Investigators at the financial intelligence agency maintain lists of suspects and need to rapidly decide for each suspect if they will let go or create a case for further analysis. In order to make informed decisions, they must be able to obtain supplementary information from other reporting entities and must have access on a timely basis to relevant financial, administrative and law enforcement information. In the current age of “big data” these activities have become increasingly difficult to perform accurately and rapidly, as investigators need to identify fraud and cyberattacks across increasingly large data volumes.
This particular financial intelligence agency decided to pursue a solution using Sinequa’s cognitive search and analytics platform to index the entire landscape of necessary information to provide a global, 360° view of every transaction. This gives the investigators the ability to search and analyze a wide range of structured and unstructured data to gain meaningful insights using implicit or explicit connections within the data.

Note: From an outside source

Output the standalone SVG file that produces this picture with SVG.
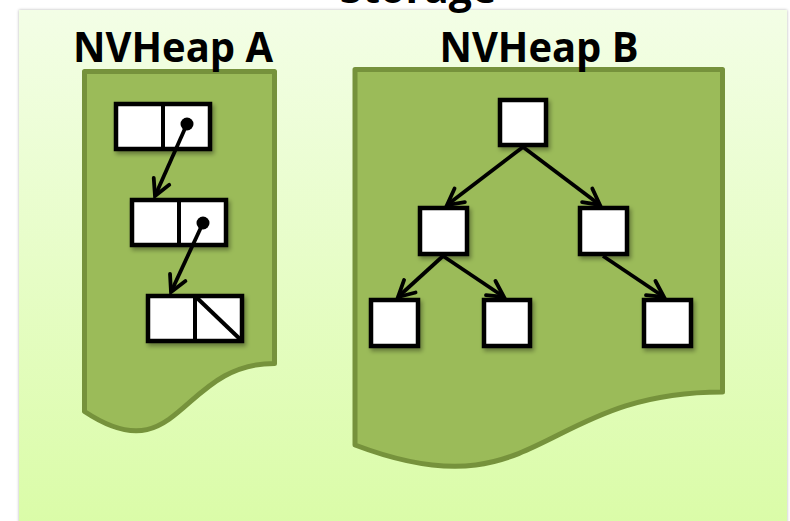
<svg xmlns="http://www.w3.org/2000/svg" width="790" height="521" viewBox="0 0 790 521">
  <defs>
    <linearGradient id="panelFill" x1="0" y1="0" x2="0" y2="1">
      <stop offset="0" stop-color="#f3fee6"/>
      <stop offset="1" stop-color="#dafca7"/>
    </linearGradient>
    <filter id="panelShadow" x="-5%" y="-5%" width="110%" height="110%">
      <feDropShadow dx="0" dy="0" stdDeviation="1.5" flood-color="#000" flood-opacity="0.3"/>
    </filter>
    <filter id="boxShadow" x="-20%" y="-20%" width="150%" height="150%">
      <feDropShadow dx="2" dy="3" stdDeviation="2" flood-color="#000" flood-opacity="0.35"/>
    </filter>
    <marker id="arrow" markerUnits="userSpaceOnUse" markerWidth="26" markerHeight="26" viewBox="-22 -13 26 26" refX="0" refY="0" orient="auto">
      <path d="M-16,-8.5 L0,0 L-16,8.5" fill="none" stroke="#000" stroke-width="3.8" stroke-linecap="round" stroke-linejoin="miter"/>
    </marker>
    <style>
      .heap { fill: #9bbb59; stroke: #76923c; stroke-width: 5; stroke-linejoin: round; }
      .box { fill: #ffffff; stroke: #000; stroke-width: 4.5; filter: url(#boxShadow); }
      .sep { stroke: #000; stroke-width: 4; }
      .title { font-family: "Open Sans", "Liberation Sans", sans-serif; font-weight: 700; font-size: 41px; fill: #000; }
      .link { stroke: #000; stroke-width: 3.8; fill: none; marker-end: url(#arrow); }
    </style>
  </defs>

  <rect width="790" height="521" fill="#ffffff"/>

  <!-- storage panel; its heading sits above the panel's top edge -->
  <rect x="19" y="10" width="768" height="520" fill="url(#panelFill)" filter="url(#panelShadow)"/>
  <text class="title" x="418" y="3" text-anchor="middle">Storage</text>

  <!-- heap A: linked list -->
  <g id="heapA">
    <path class="heap" d="M84.5,71.5 H274.5 V363.4 C179.5,363.4 179.5,474.6 84.5,411.5 Z"/>
    <text class="title" x="173" y="62" text-anchor="middle" textLength="200" lengthAdjust="spacingAndGlyphs">NVHeap A</text>
  </g>
  <g id="listNode1">
    <rect class="box" x="116" y="104" width="94" height="45"/>
    <line class="sep" x1="163" y1="104" x2="163" y2="149"/>
    <circle cx="187" cy="124" r="6.5" fill="#000"/>
  </g>
  <g id="listNode2">
    <rect class="box" x="132" y="200" width="94" height="45"/>
    <line class="sep" x1="179" y1="200" x2="179" y2="245"/>
    <circle cx="203" cy="223" r="6.5" fill="#000"/>
  </g>
  <g id="listNode3">
    <rect class="box" x="148" y="296" width="94" height="45"/>
    <line class="sep" x1="195" y1="296" x2="195" y2="341"/>
    <line class="sep" x1="195" y1="296" x2="242" y2="341" stroke-width="3"/>
  </g>

  <!-- heap B: binary tree -->
  <g id="heapB">
    <path class="heap" d="M355,69.5 H722.5 V392 C538.75,392 538.75,514.7 355,445 Z"/>
    <text class="title" x="539" y="62" text-anchor="middle" textLength="199" lengthAdjust="spacingAndGlyphs">NVHeap B</text>
  </g>
  <g id="treeRoot"><rect class="box" x="500" y="100" width="46" height="45"/></g>
  <g id="treeLeft"><rect class="box" x="420" y="208" width="47" height="46"/></g>
  <g id="treeRight"><rect class="box" x="580" y="208" width="47" height="46"/></g>
  <g id="treeLeftLeft"><rect class="box" x="371" y="300" width="47" height="46"/></g>
  <g id="treeLeftRight"><rect class="box" x="484" y="300" width="46" height="46"/></g>
  <g id="treeRightRight"><rect class="box" x="644" y="300" width="47" height="46"/></g>

  <!-- pointers -->
  <g id="connectors">
    <line class="link" x1="187" y1="124" x2="155" y2="196"/>
    <line class="link" x1="203" y1="223" x2="171" y2="292"/>
    <line class="link" x1="523" y1="147" x2="447" y2="205"/>
    <line class="link" x1="523" y1="147" x2="600" y2="205"/>
    <line class="link" x1="443" y1="256" x2="398" y2="297"/>
    <line class="link" x1="443" y1="256" x2="504" y2="297"/>
    <line class="link" x1="603" y1="256" x2="664" y2="297"/>
  </g>
</svg>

Our organization is dedicated to help prevent money laundering and counter terrorist financing. We have implemented Sinequa Cognitive Search & Analytics platform to gain precious insight from millions of bank transactions and other sources to pinpoint fraud and suspicious activities.
A European Financial Intelligence Unit
The 360° view approach employed by the financial intelligence agency provides an effective way to be more proactive in the fight against fraud. For example, imagine a comprehensive view of transactions, people, phone calls, email, and travel patterns, the connections between which reveal suspicious patterns that help investigators move a case forward. By automatically aggregating all of the information relevant to a given case across disparate repositories and data sets, investigators have better insight and a more complete view as to the likelihood that fraud has occurred, is occurring, or will occur. It helps focus investigative action to those transactions that are suspicious or even illustrate control weaknesses that could otherwise be exploited by fraudsters.
The approach effectively overcame what project managers refer to as the “unattainable triangle”, which maintains projects can only ever achieve positive results from two out of the three project attributes – i.e. quality, speed and cost. For example, a project that is high quality and fast can only come at great cost. Or a project that is fast and low cost will inevitably result in poor quality.
By leveraging Sinequa’s cognitive search and analytics platform, the agency was able to achieve speed and quality by enabling investigators to analyze more quickly and more accurately. They were also able to achieve low cost by avoiding the need to move the data, thereby avoiding the significantly higher costs (and risks) of a data migration project.